- [Data shown]:
>>>
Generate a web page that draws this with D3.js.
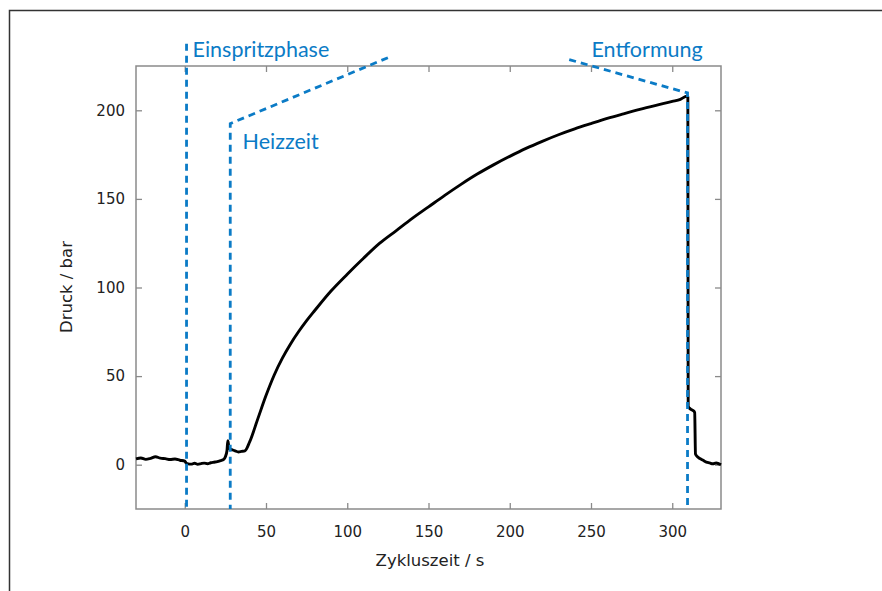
<!DOCTYPE html>
<html><head><meta charset="utf-8">
<script src="https://cdn.jsdelivr.net/npm/d3@7"></script>
<style>body{margin:0;background:#fff}svg{display:block}
.tk{font-family:"DejaVu Sans",Verdana,sans-serif;}
.an{font-family:Lato,"Open Sans",sans-serif;}
</style>
</head><body><svg id="c" width="882" height="591"></svg>
<script>
// ---- data ----
const timeS = [-30,-27,-24,-21,-18,-15,-12,-9,-6,-3,0,1,2,4,6,8,10,12,14,16,18,20,22,24,25,26,26.5,27,27.6,29,31,33,35,37,40,45,50,55,60,65,70,75,80,90,100,110,120,130,140,150,160,170,180,190,200,210,220,230,240,250,260,270,280,290,300,305,309,309.6,309.8,310.5,312,313,313.8,314.3,315.5,317,319,321,323,325,327,330];
const pressureBar = [3.3,3.8,3.0,3.6,4.5,3.7,3.4,2.9,3.2,2.5,2.0,0.8,0.5,0.3,0.8,0.2,0.6,0.9,0.5,1.1,1.4,1.7,2.3,3.0,4.5,8,13.5,11,9,8.5,7.8,7.2,7.5,7.8,13,26,39,50.5,60,68,75,81.3,87,98,107.5,116.5,125,132,139,145.5,152,158.2,164,169.2,174,178.5,182.5,186.2,189.5,192.5,195.4,198,200.5,202.8,205,206.2,208,207.5,33,32,31,30.5,29.5,6,4.5,3.5,2.5,1.5,1,0.5,1,0,0];
const xTicks = [0,50,100,150,200,250,300];
const yTicks = [0,50,100,150,200];
const xDomain = [-30,330];
const yDomain = [-25,225];
const xTitle = "Zykluszeit / s";
const yTitle = "Druck / bar";
// annotation polylines (data coordinates)
const einspritzLine = [[1.1,237.5],[1.1,-25]];
const heizLine = [[125,229.7],[28,192.5],[28,-25]];
const entformLine = [[236.6,228.6],[309.4,209.8],[309.4,-25]];
const annLabels = ["Einspritzphase","Heizzeit","Entformung"];
const annLabelT = [4.8,35.6,250.3];
const annLabelP = [230,178.4,230];

// ---- drawing ----
const svg = d3.select("#c");
const L=136, R=721, T=66, B=509;
const x = d3.scaleLinear().domain(xDomain).range([L,R]);
const y = d3.scaleLinear().domain(yDomain).range([B,T]);
const axisCol = "#8a8a8a", textCol = "#222", blue = "#0b7bc6";

// outer frame
svg.append("path").attr("d","M9.5,591V10.5H882").attr("fill","none").attr("stroke","#333").attr("stroke-width",1.5);

function styleAxis(a, withText){
  a.attr("font-family",null).attr("font-size",null);
  a.select(".domain").remove();
  a.selectAll("line").attr("stroke",axisCol).attr("stroke-width",1.3);
  if(withText) a.selectAll("text").attr("class","tk").style("font-size","15px").attr("fill",textCol);
}
const g = svg.append("g");
g.append("g").attr("transform",`translate(0,${B})`)
  .call(d3.axisBottom(x).tickValues(xTicks).tickSizeInner(-6).tickSizeOuter(0).tickPadding(17).tickFormat(d3.format("d")))
  .call(a=>styleAxis(a,true));
g.append("g").attr("transform",`translate(0,${T})`)
  .call(d3.axisTop(x).tickValues(xTicks).tickSizeInner(-6).tickSizeOuter(0).tickFormat(""))
  .call(a=>styleAxis(a,false));
g.append("g").attr("transform",`translate(${L},0)`)
  .call(d3.axisLeft(y).tickValues(yTicks).tickSizeInner(-6).tickSizeOuter(0).tickPadding(11).tickFormat(d3.format("d")))
  .call(a=>styleAxis(a,true));
g.append("g").attr("transform",`translate(${R},0)`)
  .call(d3.axisRight(y).tickValues(yTicks).tickSizeInner(-6).tickSizeOuter(0).tickFormat(""))
  .call(a=>styleAxis(a,false));
g.append("rect").attr("x",L).attr("y",T).attr("width",R-L).attr("height",B-T)
  .attr("fill","none").attr("stroke",axisCol).attr("stroke-width",1.5);

// titles
svg.append("text").attr("class","tk").attr("x",430).attr("y",566).attr("text-anchor","middle")
  .style("font-size","16.5px").attr("fill",textCol).text(xTitle);
svg.append("text").attr("class","tk").attr("transform",`translate(72,287) rotate(-90)`).attr("text-anchor","middle")
  .style("font-size","16.5px").attr("fill",textCol).text(yTitle);

// data line
const pts = timeS.map((t,i)=>[t,pressureBar[i]]);
svg.append("path").datum(pts)
  .attr("d",d3.line().curve(d3.curveMonotoneX).x(d=>x(d[0])).y(d=>y(d[1])))
  .attr("fill","none").attr("stroke","#000").attr("stroke-width",2.9).attr("stroke-linejoin","round");

// annotations
const aLine = d3.line().x(d=>x(d[0])).y(d=>y(d[1]));
[einspritzLine,heizLine,entformLine].forEach(l=>{
  svg.append("path").attr("d",aLine(l)).attr("fill","none").attr("stroke",blue)
    .attr("stroke-width",2.8).attr("stroke-dasharray","7,5");
});
annLabels.forEach((s,i)=>{
  svg.append("text").attr("class","an").attr("x",x(annLabelT[i])).attr("y",y(annLabelP[i]))
    .style("font-size","21.5px").attr("fill",blue).text(s);
});
</script>
</body></html>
<<<
- [The problem]:
Copy the whole of the material above exactly, but not its images.

- [Reply]:
Generate a web page that draws this with D3.js.
<!DOCTYPE html>
<html><head><meta charset="utf-8">
<script src="https://cdn.jsdelivr.net/npm/d3@7"></script>
<style>body{margin:0;background:#fff}svg{display:block}
.tk{font-family:"DejaVu Sans",Verdana,sans-serif;}
.an{font-family:Lato,"Open Sans",sans-serif;}
</style>
</head><body><svg id="c" width="882" height="591"></svg>
<script>
// ---- data ----
const timeS = [-30,-27,-24,-21,-18,-15,-12,-9,-6,-3,0,1,2,4,6,8,10,12,14,16,18,20,22,24,25,26,26.5,27,27.6,29,31,33,35,37,40,45,50,55,60,65,70,75,80,90,100,110,120,130,140,150,160,170,180,190,200,210,220,230,240,250,260,270,280,290,300,305,309,309.6,309.8,310.5,312,313,313.8,314.3,315.5,317,319,321,323,325,327,330];
const pressureBar = [3.3,3.8,3.0,3.6,4.5,3.7,3.4,2.9,3.2,2.5,2.0,0.8,0.5,0.3,0.8,0.2,0.6,0.9,0.5,1.1,1.4,1.7,2.3,3.0,4.5,8,13.5,11,9,8.5,7.8,7.2,7.5,7.8,13,26,39,50.5,60,68,75,81.3,87,98,107.5,116.5,125,132,139,145.5,152,158.2,164,169.2,174,178.5,182.5,186.2,189.5,192.5,195.4,198,200.5,202.8,205,206.2,208,207.5,33,32,31,30.5,29.5,6,4.5,3.5,2.5,1.5,1,0.5,1,0,0];
const xTicks = [0,50,100,150,200,250,300];
const yTicks = [0,50,100,150,200];
const xDomain = [-30,330];
const yDomain = [-25,225];
const xTitle = "Zykluszeit / s";
const yTitle = "Druck / bar";
// annotation polylines (data coordinates)
const einspritzLine = [[1.1,237.5],[1.1,-25]];
const heizLine = [[125,229.7],[28,192.5],[28,-25]];
const entformLine = [[236.6,228.6],[309.4,209.8],[309.4,-25]];
const annLabels = ["Einspritzphase","Heizzeit","Entformung"];
const annLabelT = [4.8,35.6,250.3];
const annLabelP = [230,178.4,230];

// ---- drawing ----
const svg = d3.select("#c");
const L=136, R=721, T=66, B=509;
const x = d3.scaleLinear().domain(xDomain).range([L,R]);
const y = d3.scaleLinear().domain(yDomain).range([B,T]);
const axisCol = "#8a8a8a", textCol = "#222", blue = "#0b7bc6";

// outer frame
svg.append("path").attr("d","M9.5,591V10.5H882").attr("fill","none").attr("stroke","#333").attr("stroke-width",1.5);

function styleAxis(a, withText){
  a.attr("font-family",null).attr("font-size",null);
  a.select(".domain").remove();
  a.selectAll("line").attr("stroke",axisCol).attr("stroke-width",1.3);
  if(withText) a.selectAll("text").attr("class","tk").style("font-size","15px").attr("fill",textCol);
}
const g = svg.append("g");
g.append("g").attr("transform",`translate(0,${B})`)
  .call(d3.axisBottom(x).tickValues(xTicks).tickSizeInner(-6).tickSizeOuter(0).tickPadding(17).tickFormat(d3.format("d")))
  .call(a=>styleAxis(a,true));
g.append("g").attr("transform",`translate(0,${T})`)
  .call(d3.axisTop(x).tickValues(xTicks).tickSizeInner(-6).tickSizeOuter(0).tickFormat(""))
  .call(a=>styleAxis(a,false));
g.append("g").attr("transform",`translate(${L},0)`)
  .call(d3.axisLeft(y).tickValues(yTicks).tickSizeInner(-6).tickSizeOuter(0).tickPadding(11).tickFormat(d3.format("d")))
  .call(a=>styleAxis(a,true));
g.append("g").attr("transform",`translate(${R},0)`)
  .call(d3.axisRight(y).tickValues(yTicks).tickSizeInner(-6).tickSizeOuter(0).tickFormat(""))
  .call(a=>styleAxis(a,false));
g.append("rect").attr("x",L).attr("y",T).attr("width",R-L).attr("height",B-T)
  .attr("fill","none").attr("stroke",axisCol).attr("stroke-width",1.5);

// titles
svg.append("text").attr("class","tk").attr("x",430).attr("y",566).attr("text-anchor","middle")
  .style("font-size","16.5px").attr("fill",textCol).text(xTitle);
svg.append("text").attr("class","tk").attr("transform",`translate(72,287) rotate(-90)`).attr("text-anchor","middle")
  .style("font-size","16.5px").attr("fill",textCol).text(yTitle);

// data line
const pts = timeS.map((t,i)=>[t,pressureBar[i]]);
svg.append("path").datum(pts)
  .attr("d",d3.line().curve(d3.curveMonotoneX).x(d=>x(d[0])).y(d=>y(d[1])))
  .attr("fill","none").attr("stroke","#000").attr("stroke-width",2.9).attr("stroke-linejoin","round");

// annotations
const aLine = d3.line().x(d=>x(d[0])).y(d=>y(d[1]));
[einspritzLine,heizLine,entformLine].forEach(l=>{
  svg.append("path").attr("d",aLine(l)).attr("fill","none").attr("stroke",blue)
    .attr("stroke-width",2.8).attr("stroke-dasharray","7,5");
});
annLabels.forEach((s,i)=>{
  svg.append("text").attr("class","an").attr("x",x(annLabelT[i])).attr("y",y(annLabelP[i]))
    .style("font-size","21.5px").attr("fill",blue).text(s);
});
</script>
</body></html>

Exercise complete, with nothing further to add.